There are a lot of errors of fact in the column. However, I am sorely tempted to believe that Cringely's sources saw something important. But, I have a very different take on things. This goes back to a couple of months prior to Jobs's announcement of the switch to Intel. It was reported that several Wintel OEMs met with Jobs and urged him to port MacOS X to Wintel. IIRC, Dell was one of them.

I have been convinced since the moment the Intel transition went public that Apple intends to fully embrace the challenge. We all know that fighting the hackers who port MacOS X to beige boxes is a fool's game. Jobs is no fool.

Seen in this light, running Windows apps on MacOS X makes sense. Few buyers are going to buy a Dell or HP/Compaq with MacOS X preinstalled it can't run their legacy applications. This will also eliminate any non-economic arguments against buying Macs.

Not to put too fine a point on it, but believe that Jobs has decided to wage all out war against Microsoft. With its legal troubles and its troubles getting out Windows Vista, Microsoft has never been more vulnerable.

The scenario outlined above is fraught with peril. If this is Apple's thinking, I wish it well.
 
plinden said:
The article specifically says it's not WINE, rather the Windows APIs.
I thought WINE was the Windows APIs, or at least one implementation of them.

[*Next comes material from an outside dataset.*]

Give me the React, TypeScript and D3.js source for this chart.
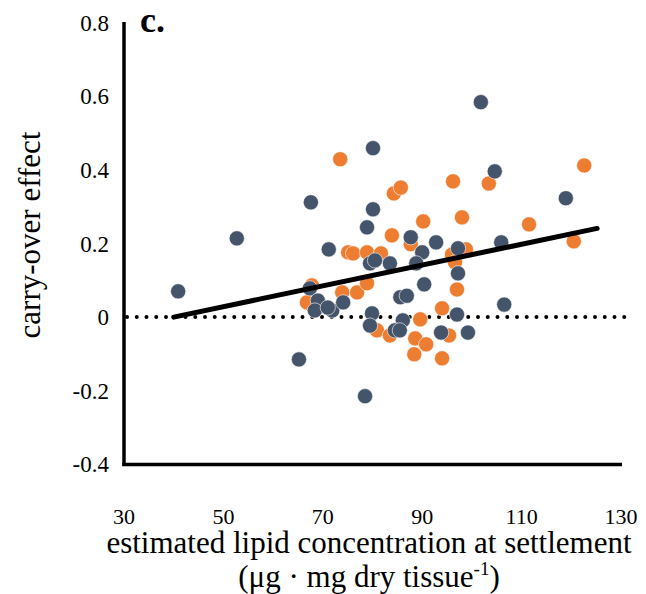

Do you think they mean that it uses the actual Windows System DLLs?

EDIT: OK I read the article, it still sounds like WINE, just with a better/finished implementation of quartzdrv. Why use X11 as a middleman, when you can go straight to quartz?

B
 
Wouldn't this be bad?

Wouldn't developers for the Mac then stop writing for the Mac then if they can just use the XP apps natively?
 
lilstewart said:
Wouldn't developers for the Mac then stop writing for the Mac then if they can just use the XP apps natively?
Well that was what happened to OS/2, but what do you expect for half an OS?

B
 
balamw said:
Well that was what happened to OS/2, but what do you expect for half an OS?

B
There is a major difference between MacOS X and OS/2. Specifically, MacOS X has a large inventory of established applications. OS/2 did not.